When it comes to the Easter Bunny, we've been far too willing to accept this strange holiday mascot as is. Santa may raise some eyebrows with his staff of elven labourers and no one really knows what the Tooth Fairy does with our teeth, but this egg-laying rabbit is a biological singularity that deserves a second look. We've taken a stab at tracing our furry friend's evolution, from Paganism to German folklore to worldwide fame.
In nature-based faiths, like Paganism, the rabbit or hare has long been associated with this time of year. Vernal Equinox celebrations, called Ostara or Eostre for the goddess of springtime, employ the rabbit as a symbol of fertility (prolific animals that they are). Eggs represent similar themes of new life and rebirth — and thus, we can draw the initially impenetrable connection between the Bunny and the eggs it delivers.
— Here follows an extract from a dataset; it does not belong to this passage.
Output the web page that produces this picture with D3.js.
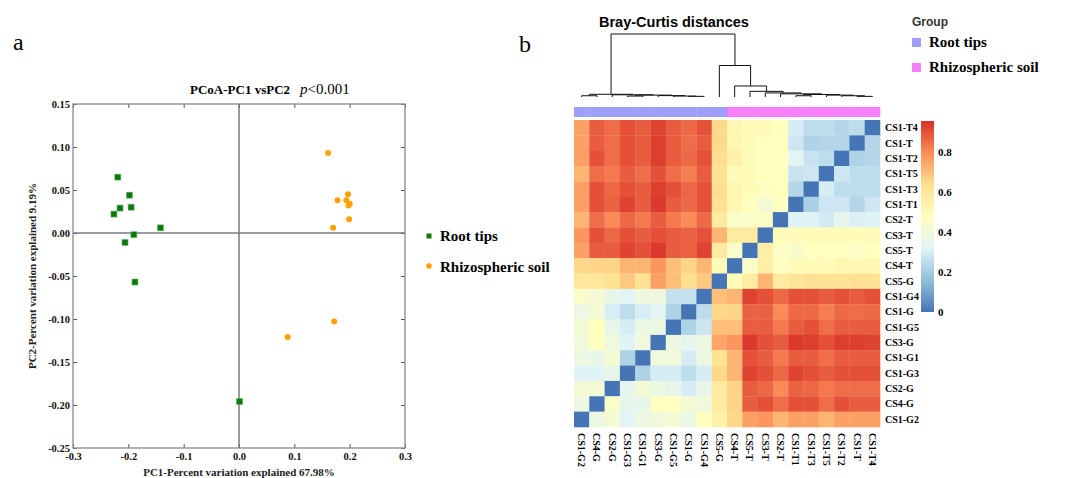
<!DOCTYPE html>
<html><head><meta charset="utf-8">
<script src="https://cdn.jsdelivr.net/npm/d3@7"></script>
<style>body{margin:0;background:#fff} svg{display:block}</style>
</head><body>
<svg id="c" width="1067" height="478"></svg>
<script>
// ---------- Panel a: PCoA data ----------
const pc1Root  = [-0.219,-0.198,-0.215,-0.195,-0.226,-0.142,-0.190,-0.206,-0.188,0.001];
const pc2Root  = [0.065,0.044,0.029,0.030,0.022,0.006,-0.002,-0.011,-0.057,-0.196];
const pc1Rhizo = [0.161,0.197,0.178,0.194,0.200,0.198,0.199,0.170,0.172,0.088];
const pc2Rhizo = [0.093,0.045,0.038,0.038,0.034,0.032,0.016,0.006,-0.103,-0.121];
const xTicks = [-0.3,-0.2,-0.1,0.0,0.1,0.2,0.3];
const yTicks = [0.15,0.10,0.05,0.00,-0.05,-0.10,-0.15,-0.20,-0.25];
const groupNames = ["Root tips","Rhizospheric soil"];

// ---------- Panel b: Bray-Curtis heatmap data ----------
const samples = ["CS1-G2","CS4-G","CS2-G","CS1-G3","CS1-G1","CS3-G","CS1-G5","CS1-G","CS1-G4","CS5-G",
                 "CS4-T","CS5-T","CS3-T","CS2-T","CS1-T1","CS1-T3","CS1-T5","CS1-T2","CS1-T","CS1-T4"];
const sampleGroup = [0,0,0,0,0,0,0,0,0,0,1,1,1,1,1,1,1,1,1,1];
const rowSamples = ["CS1-T4","CS1-T","CS1-T2","CS1-T5","CS1-T3","CS1-T1","CS2-T","CS3-T","CS5-T","CS4-T",
                    "CS5-G","CS1-G4","CS1-G","CS1-G5","CS3-G","CS1-G1","CS1-G3","CS2-G","CS4-G","CS1-G2"];
// rows top->bottom (rowSamples), columns left->right (samples)
const distances = [
 [0.76,0.88,0.85,0.90,0.88,0.92,0.88,0.86,0.90,0.65, 0.52,0.50,0.50,0.48,0.30,0.25,0.25,0.23,0.25,0.00],
 [0.76,0.88,0.85,0.90,0.88,0.93,0.88,0.85,0.88,0.65, 0.52,0.50,0.48,0.48,0.28,0.22,0.23,0.23,0.00,0.23],
 [0.76,0.90,0.85,0.90,0.88,0.93,0.88,0.86,0.90,0.64, 0.55,0.50,0.48,0.48,0.33,0.27,0.25,0.00,0.22,0.23],
 [0.72,0.85,0.83,0.88,0.85,0.90,0.85,0.82,0.88,0.62, 0.50,0.50,0.48,0.48,0.27,0.28,0.00,0.28,0.25,0.25],
 [0.76,0.90,0.86,0.90,0.88,0.93,0.90,0.86,0.90,0.64, 0.52,0.50,0.47,0.48,0.23,0.00,0.30,0.25,0.25,0.25],
 [0.76,0.90,0.87,0.92,0.88,0.94,0.88,0.86,0.90,0.62, 0.52,0.48,0.42,0.47,0.00,0.21,0.28,0.28,0.23,0.28],
 [0.72,0.85,0.80,0.86,0.83,0.88,0.83,0.80,0.86,0.58, 0.45,0.45,0.46,0.00,0.32,0.32,0.29,0.35,0.31,0.32],
 [0.78,0.90,0.86,0.90,0.88,0.90,0.88,0.87,0.90,0.72, 0.58,0.58,0.00,0.50,0.50,0.50,0.50,0.50,0.50,0.50],
 [0.76,0.88,0.88,0.92,0.90,0.94,0.88,0.87,0.92,0.58, 0.45,0.00,0.56,0.46,0.44,0.48,0.48,0.48,0.46,0.48],
 [0.65,0.66,0.66,0.72,0.72,0.78,0.70,0.66,0.72,0.50, 0.00,0.45,0.56,0.47,0.50,0.50,0.50,0.52,0.52,0.52],
 [0.60,0.60,0.62,0.68,0.62,0.76,0.70,0.64,0.68,0.00, 0.50,0.57,0.72,0.58,0.61,0.63,0.62,0.62,0.63,0.62],
 [0.45,0.42,0.36,0.33,0.39,0.39,0.26,0.26,0.00,0.70, 0.72,0.92,0.90,0.86,0.90,0.90,0.88,0.90,0.88,0.90],
 [0.38,0.42,0.30,0.25,0.30,0.33,0.22,0.00,0.25,0.65, 0.66,0.87,0.87,0.80,0.86,0.86,0.82,0.86,0.85,0.86],
 [0.42,0.48,0.36,0.30,0.38,0.38,0.00,0.22,0.28,0.70, 0.70,0.88,0.88,0.83,0.88,0.90,0.85,0.88,0.88,0.88],
 [0.40,0.48,0.40,0.32,0.40,0.00,0.38,0.35,0.38,0.75, 0.78,0.94,0.90,0.88,0.94,0.93,0.90,0.93,0.93,0.92],
 [0.38,0.36,0.42,0.22,0.00,0.40,0.40,0.30,0.38,0.62, 0.72,0.90,0.88,0.83,0.88,0.88,0.85,0.88,0.88,0.88],
 [0.32,0.32,0.36,0.00,0.22,0.30,0.30,0.25,0.30,0.65, 0.72,0.92,0.90,0.86,0.92,0.90,0.88,0.90,0.90,0.90],
 [0.42,0.42,0.00,0.35,0.42,0.38,0.36,0.30,0.36,0.58, 0.66,0.88,0.86,0.80,0.87,0.86,0.83,0.85,0.85,0.85],
 [0.38,0.00,0.45,0.35,0.36,0.48,0.48,0.42,0.40,0.58, 0.66,0.88,0.90,0.85,0.90,0.90,0.85,0.90,0.88,0.88],
 [0.00,0.38,0.42,0.33,0.38,0.40,0.42,0.38,0.48,0.55, 0.65,0.76,0.78,0.72,0.76,0.76,0.72,0.76,0.76,0.76]
];
const heatColors = ["#4575B4","#91BFDB","#E0F3F8","#FFFFBF","#FEE090","#FC8D59","#D73027"];
const heatMax = 0.955;
const colorbarTicks = [0,0.2,0.4,0.6,0.8];
// dendrogram: nested merges, h = relative merge height
const dendro = {h:1.0, c:[
  {h:0.043, c:[
     {h:0.02, c:["CS1-G2","CS4-G"]},
     {h:0.035, c:["CS2-G",
        {h:0.03, c:[{h:0.015, c:["CS1-G3","CS1-G1"]},
                    {h:0.022, c:["CS3-G",{h:0.015, c:["CS1-G5",{h:0.01, c:["CS1-G","CS1-G4"]}]}]}]}]}]},
  {h:0.5, c:["CS5-G",
     {h:0.175, c:["CS4-T",
        {h:0.09, c:["CS5-T",
           {h:0.065, c:["CS3-T",
              {h:0.05, c:["CS2-T",
                 {h:0.04, c:[{h:0.02, c:["CS1-T1","CS1-T3"]},
                             {h:0.03, c:["CS1-T5",{h:0.02, c:["CS1-T2",{h:0.01, c:["CS1-T","CS1-T4"]}]}]}]}]}]}]}]}]}
]};

const svg = d3.select("#c");
const serif = "'Liberation Serif','Times New Roman',serif";
const sans = "'Liberation Sans',Arial,sans-serif";
const hyph = s => s.replace("\u2212","-");

// ================= Panel a =================
svg.append("text").attr("x",13).attr("y",50).attr("font-family",serif).attr("font-size",24).text("a");
const x = d3.scaleLinear([-0.3,0.3],[73,405]);
const y = d3.scaleLinear([-0.25,0.15],[448,104]);
const pa = svg.append("g");
const axStyle = g => { g.select(".domain").remove(); g.selectAll("line").attr("stroke","#555");
  g.selectAll("text").attr("font-family",serif).attr("font-weight","bold").attr("font-size",10.5).attr("fill","#111"); };
pa.append("g").attr("transform","translate(73,0)")
  .call(d3.axisLeft(y).tickValues(yTicks).tickSizeInner(-4).tickSizeOuter(0).tickPadding(3).tickFormat(d=>hyph(d3.format(".2f")(d)))).call(axStyle);
pa.append("g").attr("transform","translate(405,0)")
  .call(d3.axisRight(y).tickValues(yTicks).tickSizeInner(-4).tickSizeOuter(0).tickFormat("")).call(axStyle);
pa.append("g").attr("transform","translate(0,448)")
  .call(d3.axisBottom(x).tickValues(xTicks).tickSizeInner(-4).tickSizeOuter(0).tickPadding(5).tickFormat(d=>hyph(d3.format(".1f")(d)))).call(axStyle);
pa.append("g").attr("transform","translate(0,104)")
  .call(d3.axisTop(x).tickValues(xTicks).tickSizeInner(-4).tickSizeOuter(0).tickFormat("")).call(axStyle);
pa.append("rect").attr("x",73).attr("y",104).attr("width",332).attr("height",344)
  .attr("fill","none").attr("stroke","#8a8a8a").attr("stroke-width",1.3);
pa.append("line").attr("x1",x(0)).attr("x2",x(0)).attr("y1",104).attr("y2",448).attr("stroke","#7a7a7a").attr("stroke-width",1.5);
pa.append("line").attr("x1",73).attr("x2",405).attr("y1",y(0)).attr("y2",y(0)).attr("stroke","#7a7a7a").attr("stroke-width",1.5);

pa.selectAll(".sq").data(d3.range(pc1Root.length)).join("rect")
  .attr("x",i=>x(pc1Root[i])-3).attr("y",i=>y(pc2Root[i])-3).attr("width",6).attr("height",6)
  .attr("fill","#0a7a0a").attr("stroke","#6fb56f").attr("stroke-width",0.6);
pa.selectAll(".ci").data(d3.range(pc1Rhizo.length)).join("circle")
  .attr("cx",i=>x(pc1Rhizo[i])).attr("cy",i=>y(pc2Rhizo[i])).attr("r",3).attr("fill","#ffa000");

pa.append("text").attr("x",190).attr("y",94).attr("font-family",serif).attr("font-weight","bold").attr("font-size",13).text("PCoA-PC1 vsPC2");
const pt = pa.append("text").attr("x",300).attr("y",94).attr("font-family",serif).attr("font-size",15);
pt.append("tspan").attr("font-style","italic").text("p");
pt.append("tspan").text("<0.001");
pa.append("text").attr("x",(73+405)/2).attr("y",476).attr("text-anchor","middle").attr("font-family",serif)
  .attr("font-weight","bold").attr("font-size",11).attr("fill","#222").text("PC1-Percent variation explained 67.98%");
pa.append("text").attr("transform",`translate(36,${(104+448)/2}) rotate(-90)`).attr("text-anchor","middle").attr("font-family",serif)
  .attr("font-weight","bold").attr("font-size",11).attr("fill","#222").text("PC2-Percent variation explained 9.19%");
// legend a
pa.append("rect").attr("x",426.5).attr("y",233.5).attr("width",5).attr("height",5).attr("fill","#0a7a0a");
pa.append("circle").attr("cx",429).attr("cy",266).attr("r",2.8).attr("fill","#ffa000");
pa.selectAll(".lg").data(groupNames).join("text").attr("x",440).attr("y",(d,i)=>241+i*31)
  .attr("font-family",serif).attr("font-weight","bold").attr("font-size",15).text(d=>d);

// ================= Panel b =================
svg.append("text").attr("x",519).attr("y",52).attr("font-family",serif).attr("font-size",24).text("b");
const hx = d3.scaleBand(samples,[574,880]);
const hy = d3.scaleBand(rowSamples,[120,427]);
const col = d3.scaleLinear().domain(heatColors.map((c,i)=>i*heatMax/(heatColors.length-1))).range(heatColors).interpolate(d3.interpolateRgb);
const pb = svg.append("g");
const cells = [];
rowSamples.forEach((r,i)=>samples.forEach((c,j)=>cells.push({r,c,v:distances[i][j]})));
pb.selectAll(".cell").data(cells).join("rect")
  .attr("x",d=>hx(d.c)).attr("y",d=>hy(d.r)).attr("width",hx.bandwidth()+0.3).attr("height",hy.bandwidth()+0.3)
  .attr("fill",d=>col(d.v));
// group bar
const groupColors = ["#9d9ff8","#f57ff6"];
pb.selectAll(".grp").data(samples).join("rect")
  .attr("x",d=>hx(d)).attr("y",107).attr("width",hx.bandwidth()+0.3).attr("height",10)
  .attr("fill",(d,i)=>groupColors[sampleGroup[i]]);
// row labels
pb.selectAll(".rl").data(rowSamples).join("text").attr("x",885).attr("y",d=>hy(d)+hy.bandwidth()/2)
  .attr("dominant-baseline","central").attr("font-family",serif).attr("font-weight","bold").attr("font-size",10).text(d=>d);
// column labels
pb.selectAll(".cl").data(samples).join("text")
  .attr("transform",d=>`translate(${hx(d)+hx.bandwidth()/2},433) rotate(90)`)
  .attr("dominant-baseline","central").attr("font-family",serif).attr("font-weight","bold").attr("font-size",10).text(d=>d);
// dendrogram
const hY = d3.scaleLinear([0,1],[97,34]);
const segs = [];
function lay(n){
  if (typeof n === "string") return {x:hx(n)+hx.bandwidth()/2, y:hY(0)};
  const a = lay(n.c[0]), b = lay(n.c[1]);
  const yy = hY(n.h);
  segs.push([[a.x,a.y],[a.x,yy],[b.x,yy],[b.x,b.y]]);
  return {x:(a.x+b.x)/2, y:yy};
}
lay(dendro);
pb.selectAll(".dn").data(segs).join("path").attr("d",d=>d3.line()(d)).attr("fill","none").attr("stroke","#111").attr("stroke-width",1);
pb.append("text").attr("x",599).attr("y",27).attr("font-family",sans).attr("font-weight","bold").attr("font-size",14.5).text("Bray-Curtis distances");
// colorbar
const cbY = d3.scaleLinear([0,heatMax],[312,121]);
const grad = svg.append("defs").append("linearGradient").attr("id","cb").attr("x1",0).attr("x2",0).attr("y1",1).attr("y2",0);
grad.selectAll("stop").data(heatColors).join("stop").attr("offset",(d,i)=>i/(heatColors.length-1)).attr("stop-color",d=>d);
pb.append("rect").attr("x",921).attr("y",cbY(heatMax)).attr("width",13).attr("height",cbY(0)-cbY(heatMax)).attr("fill","url(#cb)");
pb.selectAll(".cbt").data(colorbarTicks).join("text").attr("x",938).attr("y",d=>cbY(d))
  .attr("dominant-baseline","central").attr("font-family",serif).attr("font-weight","bold").attr("font-size",11).text(d=>d);
// group legend
pb.append("text").attr("x",912).attr("y",26).attr("font-family",sans).attr("font-weight","bold").attr("font-size",12).attr("fill","#333").text("Group");
pb.selectAll(".gls").data(groupNames).join("rect").attr("x",912).attr("y",(d,i)=>38+i*25).attr("width",9).attr("height",9).attr("fill",(d,i)=>groupColors[i]);
pb.selectAll(".glt").data(groupNames).join("text").attr("x",929).attr("y",(d,i)=>47+i*25)
  .attr("font-family",serif).attr("font-weight","bold").attr("font-size",15).text(d=>d);
</script>
</body></html>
Eventually, the rabbit came to be seen as a messenger for this goddess, particularly in early German cultures. They believed rabbits laid eggs and signalled the start of springtime. Even as Christianity permeated the country and Eostre became Easter, rabbits remained part of the celebration. So much, in fact, that German immigrants spread the custom worldwide in the 1700s.
Now that we have a clearer idea of the Easter Bunny's history, we're just going to have to make our peace with the fact that what's now considered a child-friendly holiday symbol came to be just because rabbits have a lot of sex. Happy Easter!